Water Droplet Computer
Water Droplet Computer

Si chiama Water Droplet Computer, il primo computer, appunto, ad acqua. Dal primo rudimentale calcolatore elettronico o dagli strumenti come le schede perforate per inviare i dati elaborati dall’utente, sembrano trascorsi secoli. Poi vennero i PC e la loro evoluzione è stata un crescendo senza sosta di prodezze dell’informatica.

Infine, giunse lo studio, quello più recente, sulla fluidodinamica, condotto dalla Stanford University. Questo coinvolge il movimento dell’acqua e il funzionamento dei componenti di un comune computer. Contraddicendo quanto fino a ieri sostenuto, i ricercatori di Stanford hanno assemblato un PC in grado di sfruttare il movimento cinetico delle gocce d’acqua. Sostituendo quindi i comuni elettroni.

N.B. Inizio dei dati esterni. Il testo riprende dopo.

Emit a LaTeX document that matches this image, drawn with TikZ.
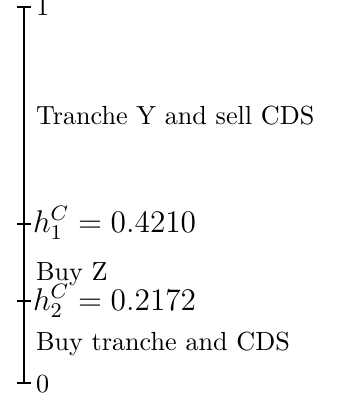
\documentclass[tikz,border=0pt]{standalone}
\begin{document}
\begin{tikzpicture}[x=0.382pt,y=-0.382pt,
  lbl/.style={anchor=base west,inner sep=0pt,outer sep=0pt},
  mlbl/.style={lbl,font=\large},
  tickline/.style={line width=0.4pt}]
\useasboundingbox (0,0) rectangle (347,402);
\coordinate (top) at (24,7);
\coordinate (bot) at (24,383);
\draw[tickline] (top) -- (bot);
% ticks
\coordinate (t1l) at (17,7);   \coordinate (t1r) at (31,7);
\coordinate (h1l) at (17,224); \coordinate (h1r) at (31,224);
\coordinate (h2l) at (17,301); \coordinate (h2r) at (31,301);
\coordinate (t0l) at (17,383); \coordinate (t0r) at (31,383);
\draw[tickline] (t1l) -- (t1r);
\draw[tickline] (h1l) -- (h1r);
\draw[tickline] (h2l) -- (h2r);
\draw[tickline] (t0l) -- (t0r);
% labels
\node[lbl] (one) at (36,16) {1};
\node[lbl] (zero) at (36,392) {0};
\node[mlbl] (hone) at (33,232) {$h_1^C = 0.4210$};
\node[mlbl] (htwo) at (33,310) {$h_2^C = 0.2172$};
\node[lbl] (ty) at (36,125) {Tranche Y and sell CDS};
\node[lbl] (bz) at (36,280) {Buy Z};
\node[lbl] (bt) at (36,350) {Buy tranche and CDS};
\end{tikzpicture}
\end{document}
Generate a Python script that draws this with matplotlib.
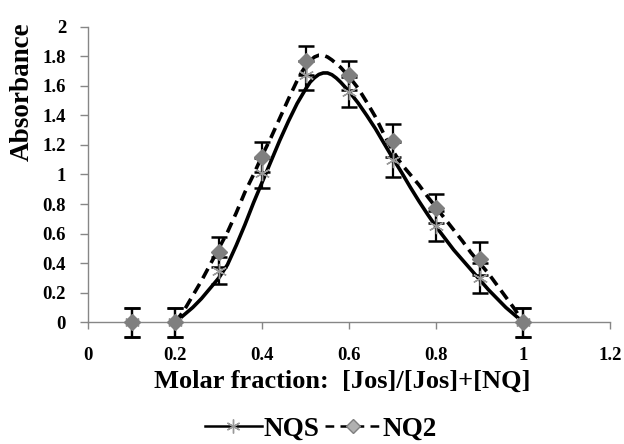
import matplotlib
matplotlib.use('Agg')
import matplotlib.pyplot as plt
from matplotlib.lines import Line2D

# ---- data ----
x_pts = [0.1, 0.2, 0.3, 0.4, 0.5, 0.6, 0.7, 0.8, 0.9, 1.0]
nqs = [0.0, 0.0, 0.35, 1.01, 1.67, 1.56, 1.10, 0.65, 0.30, 0.0]
nqs_err = [0.1, 0.1, 0.09, 0.1, 0.1, 0.1, 0.12, 0.1, 0.1, 0.1]
nq2 = [0.0, 0.0, 0.475, 1.12, 1.77, 1.67, 1.23, 0.77, 0.43, 0.0]
nq2_err = [0.1, 0.1, 0.1, 0.1, 0.1, 0.1, 0.11, 0.1, 0.11, 0.1]

# smoothed curves
nqs_curve_x = [0.20, 0.22, 0.24, 0.26, 0.28, 0.30, 0.32, 0.34, 0.36, 0.38, 0.40,
               0.42, 0.44, 0.46, 0.48, 0.50, 0.51, 0.52, 0.53, 0.54, 0.55, 0.56,
               0.57, 0.58, 0.60, 0.62, 0.64, 0.66, 0.68, 0.70, 0.72, 0.74, 0.76,
               0.78, 0.80, 0.84, 0.88, 0.92, 0.96, 1.00]
nqs_curve_y = [0.00, 0.05, 0.10, 0.16, 0.23, 0.30, 0.39, 0.52, 0.66, 0.81, 0.95,
               1.09, 1.23, 1.36, 1.48, 1.58, 1.625, 1.655, 1.677, 1.687, 1.687, 1.675,
               1.653, 1.625, 1.56, 1.485, 1.40, 1.31, 1.21, 1.11, 1.015, 0.915, 0.82,
               0.73, 0.645, 0.49, 0.355, 0.22, 0.10, 0.00]
nq2_curve_x = [0.20, 0.22, 0.24, 0.26, 0.28, 0.30, 0.32, 0.34, 0.36, 0.38, 0.40,
               0.42, 0.44, 0.46, 0.48, 0.49, 0.50, 0.51, 0.52, 0.53, 0.54, 0.55,
               0.56, 0.58, 0.60, 0.62, 0.64, 0.66, 0.68, 0.70, 0.72, 0.74, 0.76,
               0.78, 0.80, 0.82, 0.84, 0.86, 0.88, 0.90, 0.92, 0.94, 0.96, 0.98,
               1.00]
nq2_curve_y = [0.00, 0.08, 0.18, 0.28, 0.39, 0.50, 0.61, 0.74, 0.88, 1.00, 1.13,
               1.25, 1.38, 1.51, 1.635, 1.69, 1.735, 1.77, 1.795, 1.807, 1.807, 1.795,
               1.775, 1.725, 1.66, 1.585, 1.49, 1.39, 1.27, 1.16, 1.07, 1.00, 0.93,
               0.85, 0.775, 0.70, 0.625, 0.55, 0.47, 0.40, 0.33, 0.25, 0.17, 0.09,
               0.00]

x_ticks = [0, 0.2, 0.4, 0.6, 0.8, 1.0, 1.2]
x_ticklabels = ['0', '0.2', '0.4', '0.6', '0.8', '1', '1.2']
y_ticks = [0, 0.2, 0.4, 0.6, 0.8, 1.0, 1.2, 1.4, 1.6, 1.8, 2.0]
y_ticklabels = ['0', '0.2', '0.4', '0.6', '0.8', '1', '1.2', '1.4', '1.6', '1.8', '2']
series_labels = ['NQS', 'NQ2']

plt.rcParams['font.family'] = ['Liberation Serif', 'DejaVu Serif']
plt.rcParams['font.weight'] = 'bold'

W, H = 624, 444
fig = plt.figure(figsize=(W / 100, H / 100), dpi=100)
ax = fig.add_axes([88.3 / W, 1 - 322.3 / H, (610.3 - 88.3) / W, (322.3 - 26.7) / H])

axis_gray = '#868686'
star_gray = '#9a9a9a'
dia_gray = '#7f7f7f'

ax.plot(nqs_curve_x, nqs_curve_y, color='black', lw=2.6, solid_joinstyle='round',
        solid_capstyle='round', zorder=3)
ax.plot(nq2_curve_x, nq2_curve_y, color='black', lw=2.6, linestyle=(0, (3.0, 1.8)),
        dash_joinstyle='round', zorder=3)

ax.errorbar(x_pts, nqs, yerr=nqs_err, fmt='none', ecolor='black', elinewidth=1.6,
            capsize=5.5, capthick=1.8, clip_on=False, zorder=4)
ax.errorbar(x_pts, nq2, yerr=nq2_err, fmt='none', ecolor='black', elinewidth=1.6,
            capsize=5.5, capthick=1.8, clip_on=False, zorder=4)
ax.plot(x_pts, nqs, linestyle='none', marker=(6, 2, 0), markersize=11, mew=1.0,
        color=star_gray, clip_on=False, zorder=5)
ax.plot(x_pts, nq2, linestyle='none', marker='D', markersize=8, mfc=dia_gray,
        mec=dia_gray, clip_on=False, zorder=5)

ax.set_xlim(0, 1.2)
ax.set_ylim(0, 2)
ax.set_xticks(x_ticks)
ax.set_xticklabels(x_ticklabels)
ax.set_yticks(y_ticks)
ax.set_yticklabels(y_ticklabels)
for s in ['top', 'right']:
    ax.spines[s].set_visible(False)
for s in ['left', 'bottom']:
    ax.spines[s].set_color(axis_gray)
    ax.spines[s].set_linewidth(1.0)
ax.tick_params(axis='x', direction='out', length=5, width=1, color=axis_gray,
               pad=13, labelsize=13.5)
ax.tick_params(axis='y', direction='out', length=6, width=1, color=axis_gray,
               pad=10, labelsize=13.5)
for lab in ax.get_xticklabels() + ax.get_yticklabels():
    lab.set_fontweight('bold')

fig.text(22 / W, 1 - 92 / H, 'Absorbance', rotation=90, ha='center', va='center',
         fontsize=19.5, fontweight='bold')
fig.text(342.5 / W, 1 - 381 / H, 'Molar fraction:  [Jos]/[Jos]+[NQ]', ha='center',
         va='center', fontsize=19, fontweight='bold')

h1 = Line2D([], [], color='black', lw=1.8, marker=(6, 2, 0), markersize=10,
            mec=star_gray, mfc=star_gray, mew=1.0)
h2 = Line2D([], [], color='black', lw=1.8, linestyle=(0, (3.5, 2.5)), marker='D',
            markersize=7, mec=dia_gray, mfc='#b0b0b0', mew=1.0)
fig.legend([h1, h2], series_labels, loc='center', bbox_to_anchor=(321 / W, 1 - 429 / H),
           ncol=2, frameon=False, handlelength=2.1, handletextpad=0.05,
           columnspacing=0.2, prop={'family': 'Liberation Serif', 'weight': 'bold', 'size': 19.5})

fig.savefig('out.png', dpi=100)
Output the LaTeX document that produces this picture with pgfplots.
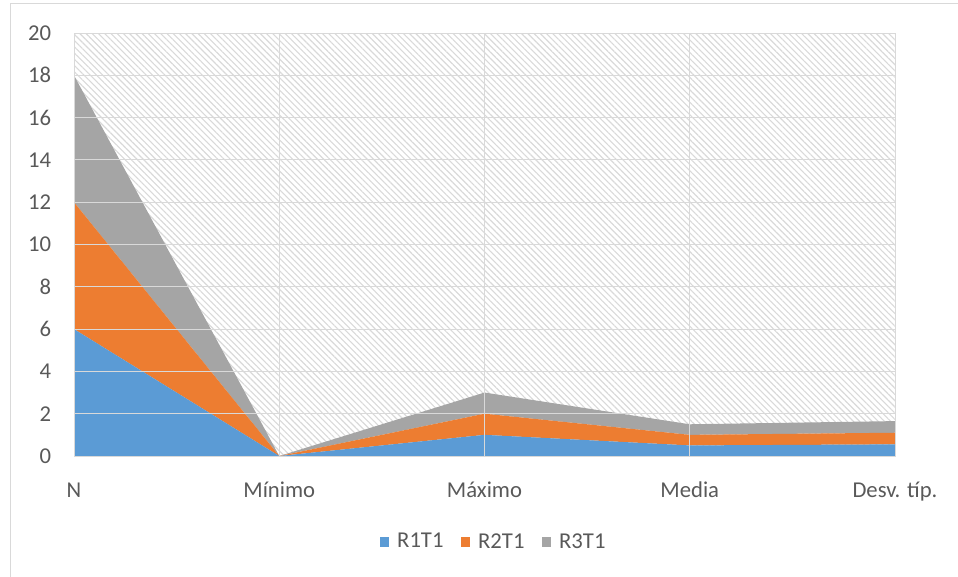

La ricerca ha richiesto circa 10 anni continuativi di test, analisi e studi che facessero della teoria anche la pratica. Ad ogni modo, l’obiettivo non è ancora pienamente raggiunto, e gli scienziati non si fermeranno con il loro primo successo. Alla base del progetto, infatti, ci sarebbe un principio fondamentale, ovvero quello relativo alla teoria delle informazioni.

Secondo questa teoria, computer, smartphone o qualsiasi altro network sono capaci di funzionare se lo scambio di informazioni viene scandito metodicamente, come avviene per clock e CPU. Water Droplet Computer, quindi, si avvale di un orologio con campo magnetico a rotazione. Questo è applicato ad un componente di ferro e vetro, sul quale sono state aggiunte gocce d’acqua adulterate con nanoparticelle di tipo magnetico.

Cosa avviene nel computer “ad acqua”? Il successo dell’esperimento sta nel modificare la polarità magnetica delle barre ferrose del dispositivo. Automaticamente le gocce si spostano di un piccolo passo ad ogni rotazione del campo. Ecco, dunque, che il calcolatore richiama alla memoria lo stesso procedimento che sta alla base della rappresentazione binaria, dove la goccia “assente” corrisponde a zero e la presenza a uno.

Al momento, l’esecuzione delle operazioni da parte di Droplet sono lente rispetto ai comuni PC. Ma è proprio per questo che gli scienziati non intendo fermarsi. In futuro, infatti, si prevede di sfruttare il nuovo dispositivo per altri studi, come quello sull’interazione tra elementi chimici liquidi trasportati dall’acqua. E, non da ultimo, la possibilità di scoprire nuovi sistemi di trasmissione seriale , evitando i possibili errori nella trasmissione delle informazioni e dei dati online e sui computer di casa.